Os séculos XII e XIII também são
séculos férteis em experiências místicas islâmicas, onde a
especulação sobre a natureza de Deus, o desígnio do homem e o
destino são objecto de estudo e meditação. Alguns tratados
islâmicos são traduzidos em latim e estudados no mundo cristão. A
toponímia que sobreviveu até hoje, mostra para a região de Alcácer
a existência de lugares onde viveram esses místicos, que procuravam
tornar-se “ mártires no caminho de Deus “. É provável que nessa
época tenha sido construído uma rábita (Convento islâmico) no
Senhor dos Mártires, que teria uma função de “ jhiad activa “ na
defesa do território em caso de ataque, mas que durante o resto do
ano estaria dedicado à jhiad mais importante que é a “ passiva”.

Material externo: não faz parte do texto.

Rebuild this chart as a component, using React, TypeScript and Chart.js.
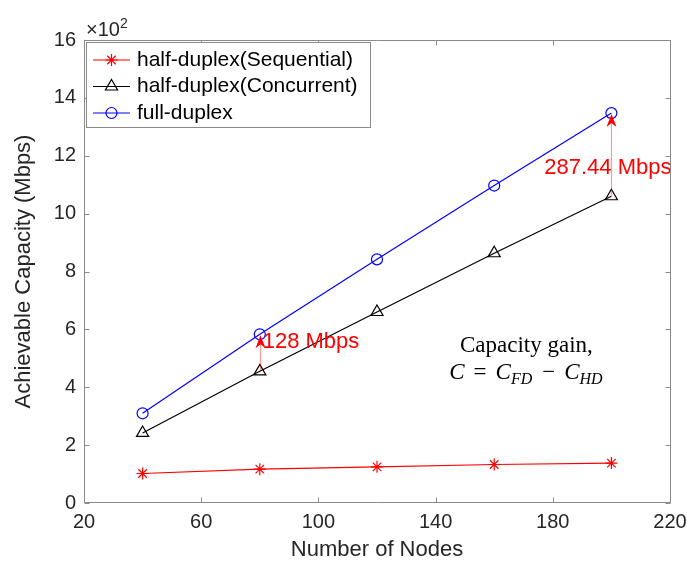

Esta “ jhiad passiva ou esforço individual” é praticado na procura
de Deus e dos seus propósitos. Nesse sentido, a comunidade
religiosa que aí vivia, e com base em documentação referente a
outros lugares similares no al-Andalus, cuidava da sua horta,
meditava, prestava atenção aos desfavorecidos, dava apoio aos
viajantes e dedicava-se ao ensino num espaço mais profano, numa
estrutura anexa que poderia ter o nome de “ madraza”.
Dessa presença muçulmana poucos
vestígios chegaram até hoje, mas importa valorizar o significado
profilático de um alto-relevo islâmico actualmente visível na
parede exterior da torre da Igreja do Senhor dos Mártires. Trata-se
de um pentagrama que apresenta um programa decorativo inserido na
linguagem simbólica de origem berbere e que podemos encontrar bem
representado por exemplo na bandeira que o califa almóada al-Nasir
perdeu na batalha de Navas de Tolosa em 1212, quando foi derrotado
pelo Rei Castelhano Alfonso VIII. Na bandeira almóada este símbolo
representa o poder e encontra-se dentro de um círculo. Este por sua
vez encontra-se ladeado por alguns leões.